What is inference optimization?
Inference optimization makes a model predict faster and cheaper without retraining it: quantizing weights to smaller numbers, batching requests together, caching, and using efficient runtimes. Training cost is one-time; inference cost is forever, so this is where the money is.
Why it matters
A served model runs millions of predictions, and each one costs compute. Halving inference cost or latency directly improves the product and the bill. As models get larger, optimization is what makes them affordable to serve at all — a high-leverage, in-demand skill.
What to learn
- Quantization: trading precision for speed and size
- Batching requests for throughput
- Caching repeated inputs
- Efficient runtimes (ONNX, TensorRT, vLLM)

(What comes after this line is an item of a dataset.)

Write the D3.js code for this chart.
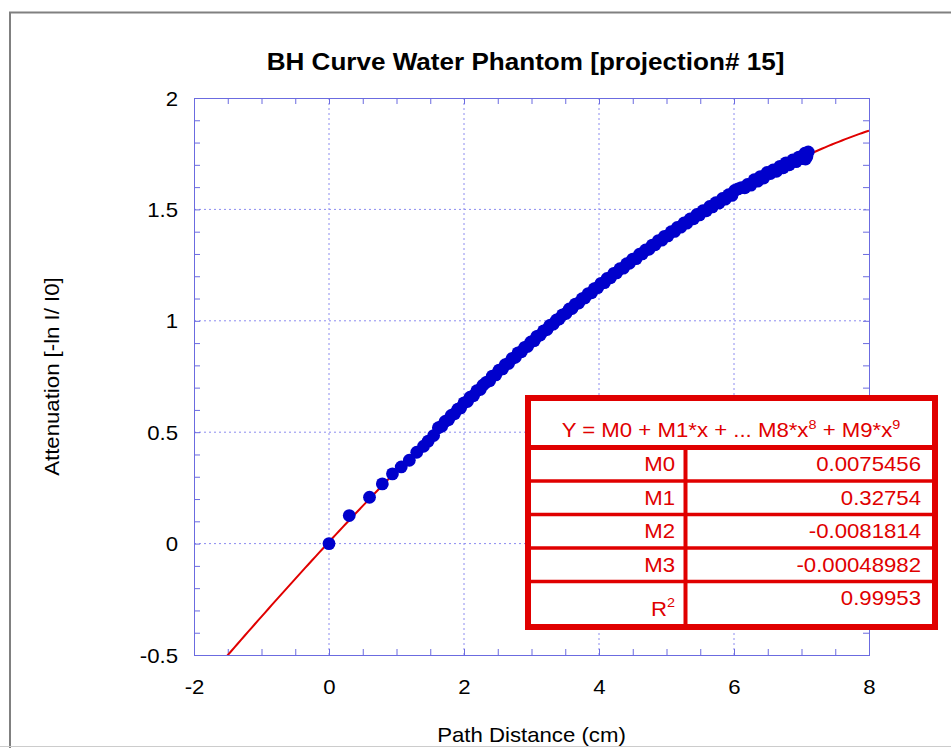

- GPU versus CPU inference trade-offs
- Latency versus throughput tuning
- Measuring before and after
Common pitfall
Quantizing or optimizing aggressively without measuring the accuracy cost. Optimizations like quantization trade a little precision for speed — usually fine, sometimes not. Always benchmark both the speed gain and the accuracy change, because a model that is twice as fast but noticeably worse may be a bad trade for your use case.
Resources
Primary (free):
- Hugging Face — Optimization · docs
- ONNX Runtime — Documentation · docs
- vLLM — Documentation · docs
Practice
Take a served model and measure its baseline latency and throughput. Apply one optimization — quantization or request batching — and measure again, checking both the speed change and any accuracy difference. Done when you can report the speed gain and confirm the accuracy cost was acceptable.
Outcomes
- Apply quantization and batching to speed up inference.
- Use an efficient runtime for serving.
- Tune for latency versus throughput.
- Measure the accuracy cost of every optimization.